We never know exactly where we will find the agriculture stories that can inspire new ways of looking at food chain challenges and common problems. Food value chains are both intensely local and also deeply entwined with global trends, meaning that insights from one country are very likely relevant to many others. We’ve seen fishery cooperatives in Tanzania struggling with the same data management problems we have seen in Japan’s green tea industry and exporters everywhere carefully watching global exchange rates.
This time the insights came from the green vineyards of Italy. Meros’ Ayako Kuroki recently visited Italy’s vibrant Valpolicella wine-producing region and found some interesting trends, and possibly lessons, for issues we see here in Japan.

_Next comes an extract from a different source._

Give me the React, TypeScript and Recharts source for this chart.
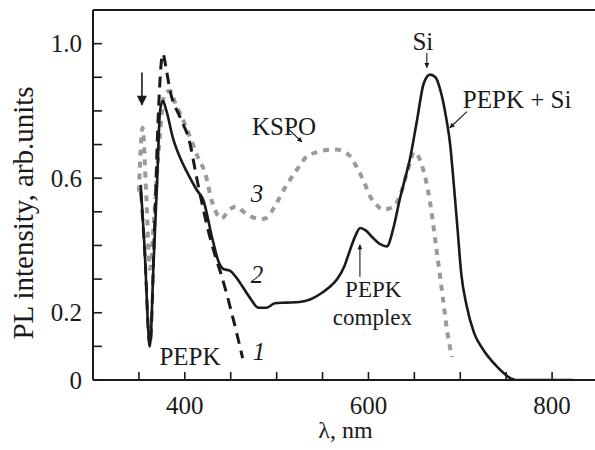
import React from 'react';
import { LineChart, Line, XAxis, YAxis, ReferenceLine, ReferenceDot } from 'recharts';

// ---- data ----
// curve 1: PEPK
const pepkNm = [352, 356, 362, 367, 371, 376, 380, 384, 395, 405, 413, 425, 433, 440, 451, 463];
const pepkPL = [0.56, 0.4, 0.1, 0.45, 0.78, 0.97, 0.92, 0.86, 0.78, 0.71, 0.6, 0.45, 0.37, 0.31, 0.2, 0.065];

// curve 2: PEPK + Si
const pepkSiNm = [352, 356, 362, 366, 370, 373, 376, 380, 387, 395, 402, 413, 420, 430, 437, 442, 449, 456, 463, 472, 480, 489, 498, 510, 525, 537, 547, 557, 566, 574, 580, 586, 591, 597, 604, 612, 620, 627, 634, 640, 645, 653, 660, 667, 673, 678, 685, 689, 693, 697, 701, 707, 715, 725, 740, 755, 760, 790, 823];
const pepkSiPL = [0.58, 0.4, 0.1, 0.35, 0.6, 0.8, 0.83, 0.8, 0.72, 0.66, 0.62, 0.565, 0.536, 0.42, 0.35, 0.33, 0.325, 0.305, 0.277, 0.24, 0.215, 0.215, 0.228, 0.23, 0.232, 0.24, 0.255, 0.275, 0.3, 0.34, 0.387, 0.43, 0.452, 0.445, 0.425, 0.405, 0.397, 0.45, 0.536, 0.6, 0.655, 0.774, 0.88, 0.908, 0.9, 0.865, 0.774, 0.7, 0.58, 0.45, 0.318, 0.22, 0.14, 0.09, 0.04, 0.005, 0, 0, 0];

// curve 3: KSPO
const kspoNm = [350, 354, 358, 362, 367, 372, 378, 384, 390, 398, 406, 414, 422, 430, 440, 448, 456, 464, 473, 482, 489, 500, 511, 522, 533, 545, 555, 565, 572, 580, 587, 595, 602, 609, 616, 627, 634, 642, 650, 658, 667, 674, 681, 686, 691];
const kspoPL = [0.56, 0.75, 0.55, 0.33, 0.5, 0.7, 0.85, 0.86, 0.82, 0.774, 0.72, 0.664, 0.616, 0.527, 0.48, 0.505, 0.516, 0.5, 0.485, 0.478, 0.482, 0.527, 0.58, 0.625, 0.665, 0.678, 0.684, 0.685, 0.68, 0.665, 0.634, 0.59, 0.545, 0.52, 0.506, 0.515, 0.545, 0.616, 0.678, 0.64, 0.53, 0.39, 0.245, 0.14, 0.068];

const xTicks = [350, 400, 450, 500, 550, 600, 650, 700, 750, 800];
const xTickLabels: Record<number, string> = { 400: '400', 600: '600', 800: '800' };
const yTicks = [0, 0.1, 0.2, 0.3, 0.4, 0.5, 0.6, 0.7, 0.8, 0.9, 1.0];
const yTickLabels = [
  { v: 0, t: '0' },
  { v: 0.2, t: '0.2' },
  { v: 0.6, t: '0.6' },
  { v: 1.0, t: '1.0' },
];

// annotation texts (anchored in data coordinates)
const notes = [
  { text: 'KSPO', nm: 508, pl: 0.729, anchor: 'middle', italic: false, size: 25 },
  { text: '3', nm: 478.5, pl: 0.53, anchor: 'middle', italic: true, size: 25 },
  { text: '2', nm: 478.5, pl: 0.289, anchor: 'middle', italic: true, size: 25 },
  { text: '1', nm: 480.7, pl: 0.06, anchor: 'middle', italic: true, size: 25 },
  { text: 'PEPK', nm: 405.6, pl: 0.045, anchor: 'middle', italic: false, size: 25 },
  { text: 'PEPK', nm: 605.2, pl: 0.247, anchor: 'middle', italic: false, size: 23 },
  { text: 'complex', nm: 604.3, pl: 0.164, anchor: 'middle', italic: false, size: 23 },
  { text: 'Si', nm: 659.3, pl: 0.982, anchor: 'middle', italic: false, size: 25 },
  { text: 'PEPK + Si', nm: 702.8, pl: 0.81, anchor: 'start', italic: false, size: 25 },
];

// arrows: from -> to (data coordinates)
const arrows = [
  { from: { x: 353.3, y: 0.914 }, to: { x: 353.3, y: 0.818 }, big: true },
  { from: { x: 512.3, y: 0.747 }, to: { x: 527.5, y: 0.708 }, big: false },
  { from: { x: 590.7, y: 0.307 }, to: { x: 590.7, y: 0.402 }, big: false },
  { from: { x: 663.6, y: 0.973 }, to: { x: 663.6, y: 0.929 }, big: false },
  { from: { x: 707.2, y: 0.798 }, to: { x: 688.7, y: 0.75 }, big: false },
];

const toSeries = (nm: number[], pl: number[]) => nm.map((x, i) => ({ nm: x, pl: pl[i] }));
const pepk = toSeries(pepkNm, pepkPL);
const pepkSi = toSeries(pepkSiNm, pepkSiPL);
const kspo = toSeries(kspoNm, kspoPL);

const FONT = '"Liberation Serif", "Times New Roman", Times, serif';
const INK = '#1a1a1a';
const txtStyle = { fontFamily: FONT };

const YTick = (props: any) => {
  const { x, y, payload } = props;
  const lab = yTickLabels.find((l) => Math.abs(l.v - payload.value) < 1e-6);
  return (
    <g>
      <line x1={x} y1={y} x2={x + 9} y2={y} stroke={INK} strokeWidth={1.6} />
      {lab && (
        <text x={x - 11} y={y} dy="0.35em" textAnchor="end" style={txtStyle} fontSize={25} fill={INK}>
          {lab.t}
        </text>
      )}
    </g>
  );
};

const XTick = (props: any) => {
  const { x, y, payload } = props;
  const lab = xTickLabels[payload.value];
  return (
    <g>
      <line x1={x} y1={y} x2={x} y2={y - 8} stroke={INK} strokeWidth={1.6} />
      {lab && (
        <text x={x} y={y + 34} textAnchor="middle" style={txtStyle} fontSize={25} fill={INK}>
          {lab}
        </text>
      )}
    </g>
  );
};

const arrowShape = (big: boolean) => (p: any) => (
  <line
    x1={p.x1}
    y1={p.y1}
    x2={p.x2}
    y2={p.y2}
    stroke={INK}
    strokeWidth={big ? 1.6 : 1.1}
    markerEnd={big ? 'url(#ahBig)' : 'url(#ahSmall)'}
  />
);

export default function App() {
  return (
    <div style={{ position: 'absolute', left: 0, top: 0, width: 595, height: 450, overflow: 'hidden', background: '#fff' }}>
      <svg width={0} height={0} style={{ position: 'absolute' }}>
        <defs>
          <marker id="ahBig" viewBox="0 0 10 10" refX="9" refY="5" markerWidth="13" markerHeight="10" orient="auto" markerUnits="userSpaceOnUse">
            <path d="M0,0 L10,5 L0,10 z" fill={INK} />
          </marker>
          <marker id="ahSmall" viewBox="0 0 10 10" refX="9" refY="5" markerWidth="6" markerHeight="5" orient="auto" markerUnits="userSpaceOnUse">
            <path d="M0,0 L10,5 L0,10 z" fill={INK} />
          </marker>
        </defs>
      </svg>
      <LineChart width={600} height={450} margin={{ top: 10, right: 2, left: 13, bottom: 30 }}>
        <XAxis
          type="number"
          dataKey="nm"
          domain={[300, 850]}
          ticks={xTicks}
          interval={0}
          height={40}
          tickSize={0}
          tickMargin={0}
          tickLine={false}
          axisLine={{ stroke: INK, strokeWidth: 2 }}
          tick={<XTick />}
          allowDataOverflow
          label={{
            content: (p: any) => (
              <text
                x={p.viewBox.x + p.viewBox.width / 2}
                y={p.viewBox.y + 58}
                textAnchor="middle"
                style={txtStyle}
                fontSize={24}
                fill={INK}
              >
                λ, nm
              </text>
            ),
          }}
        />
        <YAxis
          type="number"
          domain={[0, 1.1]}
          ticks={yTicks}
          interval={0}
          width={80}
          tickSize={0}
          tickMargin={0}
          tickLine={false}
          axisLine={{ stroke: INK, strokeWidth: 2 }}
          tick={<YTick />}
          allowDataOverflow
          label={{
            content: (p: any) => {
              const cx = p.viewBox.x + 20;
              const cy = p.viewBox.y + 203;
              return (
                <text
                  x={cx}
                  y={cy}
                  transform={`rotate(-90, ${cx}, ${cy})`}
                  textAnchor="middle"
                  style={txtStyle}
                  fontSize={29}
                  fill={INK}
                >
                  PL intensity, arb.units
                </text>
              );
            },
          }}
        />
        <ReferenceLine y={1.1} stroke={INK} strokeWidth={2} ifOverflow="visible" />
        <Line
          data={kspo}
          dataKey="pl"
          type="monotone"
          stroke="#9a9a9a"
          strokeWidth={4}
          strokeDasharray="6 6"
          dot={false}
          isAnimationActive={false}
        />
        <Line
          data={pepk}
          dataKey="pl"
          type="monotone"
          stroke={INK}
          strokeWidth={3}
          strokeDasharray="11 7"
          dot={false}
          isAnimationActive={false}
        />
        <Line
          data={pepkSi}
          dataKey="pl"
          type="monotone"
          stroke={INK}
          strokeWidth={2.6}
          dot={false}
          isAnimationActive={false}
        />
        {arrows.map((a, i) => (
          <ReferenceLine
            key={`ar${i}`}
            segment={[a.from, a.to]}
            ifOverflow="visible"
            shape={arrowShape(a.big)}
          />
        ))}
        {notes.map((n, i) => (
          <ReferenceDot
            key={`n${i}`}
            x={n.nm}
            y={n.pl}
            r={0}
            ifOverflow="visible"
            shape={(p: any) => (
              <text
                x={p.cx}
                y={p.cy}
                textAnchor={n.anchor as any}
                style={{ fontFamily: FONT, fontStyle: n.italic ? 'italic' : 'normal' }}
                fontSize={n.size}
                fill={INK}
              >
                {n.text}
              </text>
            )}
          />
        ))}
      </LineChart>
    </div>
  );
}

Italy, with a population of 60 million, has half the population of Japan but faces similar demographics, with increasing urbanization and one of the lowest fertility rates in the world. In Japan’s case there is constant discussion about the aging population of farmers, the difficulty in attracting younger people into agriculture and the difficulty of developing value-added, export-oriented agricultural industries. And yet, Valpolicella has developed a wine industry that is 80% exports and boasts of no lack of younger farmers willing to succeed the regions’ numerous wineries.
Italy was the second largest wine exporter (by volume) after Spain in 2016. Veneto province, far in the north of the country, produces the largest volume of wine grapes and is the second largest wine-producing province in the country. Veneto is anchored by its capital Venice and also known for the historic city Verona, home of Romeo and Juliet. The Valpolicella region, north of Verona, is among the 24 DOC (Controlled Designation of Origin) wine-producing areas in Veneto; other DOC areas include Bardolino and Soave. The region is famous for its Amarone wine (DOCG), as well as Valpolicella and Valpolicella Ripasso wines (DOC).

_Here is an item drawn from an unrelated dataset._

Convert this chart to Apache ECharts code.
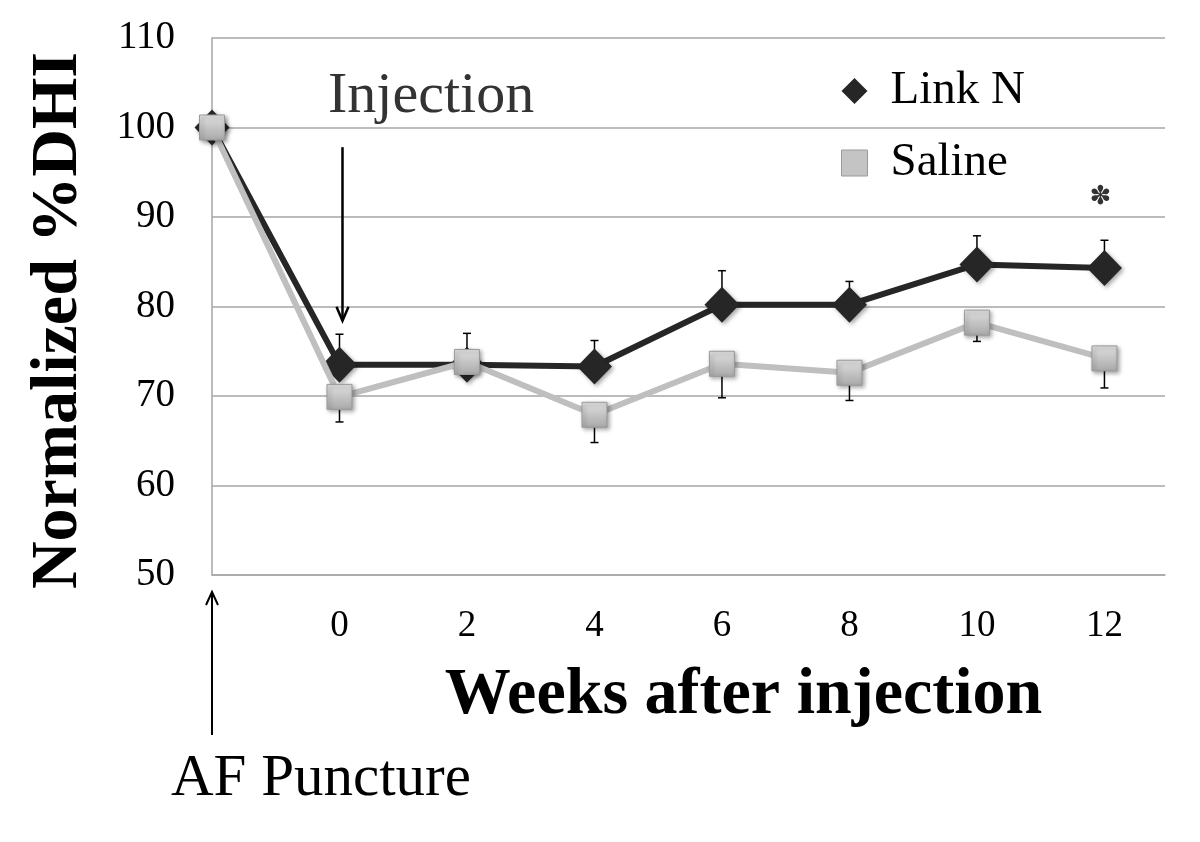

While viticulture in the region dates back several thousand years, some of Valpolicella’s approximately 300, mostly family-owned, wineries are relatively new. This is because many grape farmers who used to sell grapes to wineries have gradually ventured into wine production, seeing that it is a more lucrative business. Wine making or agriculture/food processing in general is an attractive business in the area, with younger people entering the industry. This is partly driven by technological advancements which have made it easier and more attractive for younger people to take up agriculture as a career. As such, families in Valpolicella normally do not face the problem of finding a successor for their wine businesses.
About 80% of the wine produced in the region is exported to Europe, Asia, and Latin America and some major brands reach the Japan market as well. However as one winery explained, “We are small wineries who don’t have the capacity for far away markets like Japan; we leave that to the big companies.” The wineries of Valpolicella have the advantage of neighboring the large wine-drinking market of the EU.
Valpolicella was a glimpse of a traditional industry that has been able to build sustainable exports to neighboring markets, integrate new technologies and continue to attract a new generation of winemakers. It will be interesting to compare this case to traditional growing areas on other developed countries who also aim to build exports and retain young farmers.